Last year a Houston Veterans’ Cemetery director was accused of banning all religious references from funerals occurring at her facility (as well as using the chapel as a storage shed, among other things).  A lawsuit was filed, and settled.  The consent decree prohibited the cemetery, then run by Arleen Ocasio, and the VA from interfering with or prohibiting religious references in the ceremonies.

This year, Rep. John Culberson (R-TX) has sponsored a bill that would codify in law the ruling in that consent decree.

Problems arose in Houston when the cemetery director misinterpreted [the] law to prohibit all religious speech. 

Though the Houston dispute was rectified, Culberson and the conservative Christian law firm Liberty Institute want an ironclad legal protection for grieving families.

“This was all about the government not being neutral, but being anti-religious, hostile,” Liberty Institute president Kelly Shackelford said.

Shackelford argued that VA policy, even with changes after the Houston lawsuit, is not sufficient to guarantee free religious expression.

Rep. Jerry McNerney (D-CA) seemed to think this would allow outsiders to “force prayers” on grieving families. Rep. Timothy J. Walz (D-Minn) made a statement that sounds reasonable at first:

“I want to be very careful that we strike that perfect balance” between the First Amendment’s ban on established religion and its protection of free exercise of religion, Walz cautioned.

Acting appropriately under the Constitution is good.  Thinking that anything related to this bill is remotely related to the “ban on established religion” is ridiculous.  However, Rep Walz also said

the most important issue is ensuring that families can determine the religious content of a service.

And that — which is what was always in place before the Houston kerfuffle — is fair.

One comment

  • I have done funerals there. No one ever suggested any restrictions. This was the most mis-reported story ever.
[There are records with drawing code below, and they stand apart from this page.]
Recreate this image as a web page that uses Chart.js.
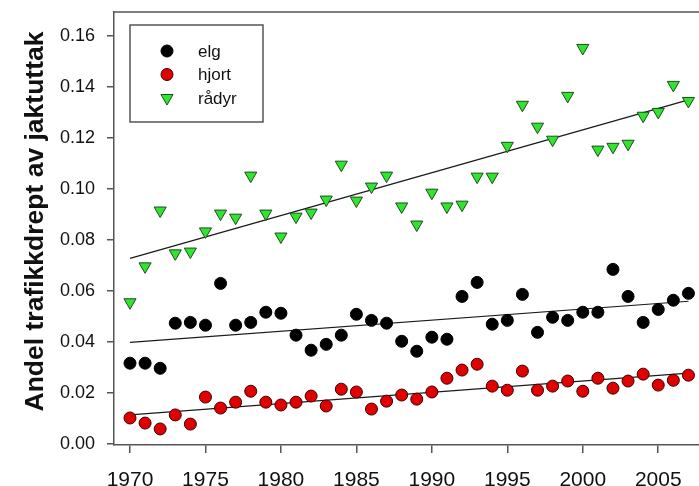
<!DOCTYPE html>
<html>
<head>
<meta charset="utf-8">
<script src="https://cdn.jsdelivr.net/npm/chart.js@4"></script>
<style>
  body { margin: 0; background: #fff; }
  canvas { display: block; }
</style>
</head>
<body>
<canvas id="chart" width="699" height="486"></canvas>
<script>
var FONT = "'Liberation Sans', Arial, sans-serif";
var AXIS = '#555';
var Y_TITLE = 'Andel trafikkdrept av jaktuttak';

var years = [1970, 1971, 1972, 1973, 1974, 1975, 1976, 1977, 1978, 1979,
  1980, 1981, 1982, 1983, 1984, 1985, 1986, 1987, 1988, 1989,
  1990, 1991, 1992, 1993, 1994, 1995, 1996, 1997, 1998, 1999,
  2000, 2001, 2002, 2003, 2004, 2005, 2006, 2007];

var elg = [0.0317, 0.0317, 0.0297, 0.0474, 0.0477, 0.0466, 0.0630, 0.0466, 0.0477, 0.0517,
  0.0513, 0.0427, 0.0368, 0.0391, 0.0427, 0.0509, 0.0485, 0.0474, 0.0403, 0.0364,
  0.0419, 0.0411, 0.0579, 0.0634, 0.0470, 0.0485, 0.0587, 0.0438, 0.0497, 0.0485,
  0.0517, 0.0517, 0.0685, 0.0579, 0.0477, 0.0528, 0.0564, 0.0591];

var hjort = [0.0102, 0.0082, 0.0059, 0.0114, 0.0078, 0.0184, 0.0141, 0.0164, 0.0207, 0.0164,
  0.0153, 0.0164, 0.0188, 0.0149, 0.0215, 0.0204, 0.0137, 0.0168, 0.0192, 0.0176,
  0.0204, 0.0258, 0.0290, 0.0313, 0.0227, 0.0211, 0.0286, 0.0211, 0.0227, 0.0247,
  0.0207, 0.0258, 0.0219, 0.0247, 0.0274, 0.0231, 0.0250, 0.0270];

var radyr = [0.0556, 0.0697, 0.0916, 0.0748, 0.0755, 0.0834, 0.0904, 0.0888, 0.1053, 0.0904,
  0.0814, 0.0892, 0.0908, 0.0959, 0.1096, 0.0955, 0.1010, 0.1053, 0.0932, 0.0861,
  0.0986, 0.0932, 0.0939, 0.1049, 0.1049, 0.1170, 0.1331, 0.1245, 0.1194, 0.1366,
  0.1554, 0.1155, 0.1166, 0.1178, 0.1288, 0.1303, 0.1409, 0.1346];

// regression lines at both ends
var trendYears = [1970, 2007];
var elgTrend = [0.0399, 0.0560];
var hjortTrend = [0.0114, 0.0278];
var radyrTrend = [0.0728, 0.1350];

var xTicks = [1970, 1975, 1980, 1985, 1990, 1995, 2000, 2005];
var yTicks = [0, 0.02, 0.04, 0.06, 0.08, 0.10, 0.12, 0.14, 0.16];

function pts(xs, ys) {
  return xs.map(function(x, i) { return {x: x, y: ys[i]}; });
}

function trend(ys) {
  return {
    type: 'line',
    data: pts(trendYears, ys),
    showLine: true,
    borderColor: '#1a1a1a',
    borderWidth: 1.2,
    pointRadius: 0,
    order: 1
  };
}

function noPad(s) {
  s.paddingLeft = 0;
  s.paddingRight = 0;
  s.paddingTop = 0;
  s.paddingBottom = 0;
}

// top frame line + y title (sits a bit above the axis centre in the original)
var frame = {
  id: 'frame',
  beforeDatasetsDraw: function(chart) {
    var c = chart.ctx, a = chart.chartArea;
    c.save();
    c.strokeStyle = AXIS;
    c.lineWidth = 1.5;
    c.beginPath();
    c.moveTo(a.left, a.top);
    c.lineTo(a.right, a.top);
    c.stroke();

    c.translate(36, (a.top + a.bottom) / 2 - 7);
    c.rotate(-Math.PI / 2);
    c.fillStyle = '#111';
    c.font = 'bold 26.5px ' + FONT;
    c.textAlign = 'center';
    c.textBaseline = 'middle';
    c.fillText(Y_TITLE, 0, 0);
    c.restore();
  }
};

var legendBox = {
  id: 'legendBox',
  afterDatasetsDraw: function(chart) {
    var c = chart.ctx, a = chart.chartArea;
    var x0 = a.left + 16, y0 = a.top + 13;
    c.save();
    c.strokeStyle = AXIS;
    c.lineWidth = 1.5;
    c.strokeRect(x0, y0, 133, 97);
    chart.data.datasets.filter(function(d) { return d.inLegend; }).forEach(function(ds, i) {
      var cy = y0 + 26 + i * 23.5;
      c.fillStyle = ds.backgroundColor;
      c.strokeStyle = ds.borderColor;
      c.lineWidth = ds.borderWidth;
      Chart.helpers.drawPoint(c, {
        pointStyle: ds.pointStyle,
        rotation: ds.rotation || 0,
        radius: ds.pointRadius,
        borderWidth: ds.borderWidth
      }, x0 + 37, cy);
      c.fillStyle = '#111';
      c.font = '17px ' + FONT;
      c.textBaseline = 'middle';
      c.textAlign = 'left';
      c.fillText(ds.label, x0 + 68, cy + 1);
    });
    c.restore();
  }
};

var chart = new Chart(document.getElementById('chart'), {
  type: 'scatter',
  data: {
    datasets: [
      {
        label: 'elg', inLegend: true, order: 0,
        data: pts(years, elg),
        pointStyle: 'circle', pointRadius: 6,
        backgroundColor: '#000', borderColor: '#000', borderWidth: 1
      },
      {
        label: 'hjort', inLegend: true, order: 0,
        data: pts(years, hjort),
        pointStyle: 'circle', pointRadius: 6,
        backgroundColor: '#e10000', borderColor: '#3a0000', borderWidth: 1
      },
      {
        label: 'rådyr', inLegend: true, order: 0,
        data: pts(years, radyr),
        pointStyle: 'triangle', rotation: 180, pointRadius: 7,
        backgroundColor: '#30e430', borderColor: '#1d4d1d', borderWidth: 1
      },
      trend(elgTrend),
      trend(hjortTrend),
      trend(radyrTrend)
    ]
  },
  options: {
    responsive: false,
    animation: false,
    events: [],
    layout: { autoPadding: false, padding: { left: 0, right: 0, top: 12, bottom: 0 } },
    plugins: {
      legend: { display: false },
      tooltip: { enabled: false }
    },
    scales: {
      x: {
        type: 'linear',
        min: 1968.94,
        max: 2007.7,
        afterBuildTicks: function(s) { s.ticks = xTicks.map(function(v) { return {value: v}; }); },
        afterFit: function(s) { s.height = 41; noPad(s); },
        grid: { drawOnChartArea: false, drawTicks: true, tickLength: 8, color: AXIS, lineWidth: 1.5 },
        border: { display: true, color: AXIS, width: 1.5 },
        ticks: {
          font: { family: FONT, size: 21 },
          color: '#111',
          padding: 15,
          maxRotation: 0,
          callback: function(v) { return String(v); }
        }
      },
      y: {
        type: 'linear',
        min: -0.0004,
        max: 0.1695,
        afterBuildTicks: function(s) { s.ticks = yTicks.map(function(v) { return {value: v}; }); },
        afterFit: function(s) { s.width = 114; noPad(s); },
        grid: { drawOnChartArea: false, drawTicks: true, tickLength: 7, color: AXIS, lineWidth: 1.5 },
        border: { display: true, color: AXIS, width: 1.5 },
        ticks: {
          font: { family: FONT, size: 18 },
          color: '#111',
          padding: 12,
          callback: function(v) { return v.toFixed(2); }
        }
      }
    }
  },
  plugins: [frame, legendBox]
});
</script>
</body>
</html>
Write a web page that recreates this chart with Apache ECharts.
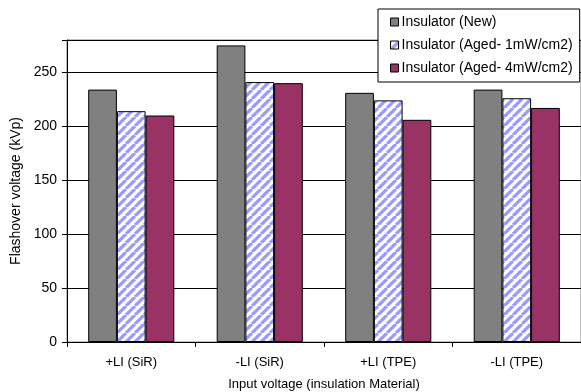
<!DOCTYPE html>
<html>
<head>
<meta charset="utf-8">
<script src="https://cdn.jsdelivr.net/npm/echarts@6/dist/echarts.min.js"></script>
<style>
  html, body { margin: 0; padding: 0; background: #fff; }
  #chart { width: 581px; height: 392px; }
</style>
</head>
<body>
<div id="chart"></div>
<script>
// Flashover voltage by input polarity and insulation material
const categories = ['+LI (SiR)', '-LI (SiR)', '+LI (TPE)', '-LI (TPE)'];
const seriesNames = ['Insulator (New)', 'Insulator (Aged- 1mW/cm2)', 'Insulator (Aged- 4mW/cm2)'];
const newValues = [234, 275, 231, 234];
const aged1Values = [214, 241, 224, 226];
const aged4Values = [210, 240, 206, 217];
const yTicks = [0, 50, 100, 150, 200, 250];

// Blue diagonal hatch used for the 1mW/cm2 series
function makeHatch() {
  const size = 9;
  const c = document.createElement('canvas');
  c.width = size; c.height = size;
  const g = c.getContext('2d');
  g.fillStyle = '#ffffff';
  g.fillRect(0, 0, size, size);
  g.strokeStyle = '#9999ff';
  g.lineWidth = 3.2;
  g.beginPath();
  for (let k = -1; k <= 1; k++) {
    g.moveTo(k * size, size);
    g.lineTo(k * size + size, 0);
  }
  g.stroke();
  return c;
}
const hatch = { image: makeHatch(), repeat: 'repeat' };

const font = 'Liberation Sans, Arial, sans-serif';
const chart = echarts.init(document.getElementById('chart'), null, { renderer: 'canvas' });

function barSeries(name, data, color) {
  return {
    name: name,
    type: 'bar',
    data: data,
    barGap: '0%',
    barCategoryGap: '33%',
    itemStyle: { color: color, borderColor: '#000', borderWidth: 1 },
    emphasis: { disabled: true }
  };
}

chart.setOption({
  animation: false,
  backgroundColor: '#fff',
  textStyle: { fontFamily: font },
  grid: {
    left: 67, right: 0, top: 40, bottom: 50,
    outerBoundsMode: 'none',
    containLabel: false,
    show: true, borderColor: '#808080', borderWidth: 1, backgroundColor: 'transparent'
  },
  legend: {
    orient: 'vertical',
    left: 378, top: 9,
    data: seriesNames,
    backgroundColor: '#fff',
    borderColor: '#000',
    borderWidth: 1,
    borderRadius: 0,
    padding: [5, 7, 6, 12],
    itemWidth: 8, itemHeight: 8, itemGap: 7,
    icon: 'rect',
    itemStyle: { borderColor: '#000', borderWidth: 1 },
    textStyle: { fontFamily: font, fontSize: 14, lineHeight: 16, color: '#000', padding: [0, 0, 0, -2] }
  },
  xAxis: {
    type: 'category',
    data: categories,
    name: 'Input voltage (insulation Material)',
    nameLocation: 'middle',
    nameGap: 36,
    nameTextStyle: { fontFamily: font, fontSize: 13, color: '#000' },
    axisLine: { lineStyle: { color: '#000', width: 1 } },
    axisTick: { show: true, length: 5, lineStyle: { color: '#000' } },
    axisLabel: { fontFamily: font, fontSize: 13, color: '#000', margin: 14 }
  },
  yAxis: {
    type: 'value',
    min: 0, max: 280, interval: 50,
    name: 'Flashover voltage (kVp)',
    nameLocation: 'middle',
    nameGap: 40,
    nameTextStyle: { fontFamily: font, fontSize: 14, color: '#000' },
    axisLine: { show: true, lineStyle: { color: '#000', width: 1 } },
    axisTick: { show: true, length: 5, lineStyle: { color: '#000' } },
    axisLabel: {
      fontFamily: font, fontSize: 14, color: '#000', margin: 10,
      formatter: v => (yTicks.indexOf(v) >= 0 ? String(v) : '')
    },
    splitLine: { show: true, lineStyle: { color: '#000', width: 1 } }
  },
  series: [
    barSeries(seriesNames[0], newValues, '#808080'),
    barSeries(seriesNames[1], aged1Values, hatch),
    barSeries(seriesNames[2], aged4Values, '#993366')
  ]
});
</script>
</body>
</html>
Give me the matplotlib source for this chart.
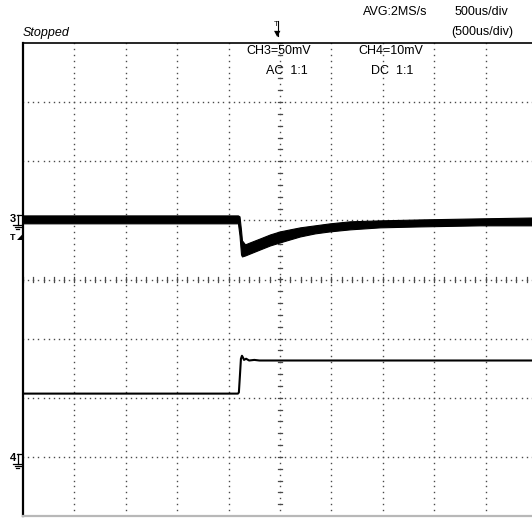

    They simply wanted those veterans groups that are volunteers for the cemetery, and assigned by the cemetery to funerals, to follow DA protocol on military honors–and to omit the additional ceremonies and verbiage of the ceremonies of those organizations unless specifically requested by families. They wanted the ladies who greet the families to not offer religious language or blessings, and to respect the fact that lots of families are of different religions or of no religion. The family’s wishes is to be the deciding factor. No one ever claimed that a civilian pastor or a military chaplain was restricted in what he or she might say at a funeral.

    You get 20 minutes for a graveside ceremony at a federal cemetery in most cases. Ceremonies with incantations read over each fold, or blessings over presentations of shell casings, are not part of military honors. Those include: firing of volleys and folding and presentation of a flag with a specified formula of presentation. This was much ado about nothing.

    I’ve never heard of anyone doing a service in the chapel there. I didn’t even know there was a chapel.

    The director did overextend herself when she demanded the right to censor a minister’s prayer at the Memorial Day service. That was none of her business. Critics were right on that, I believe.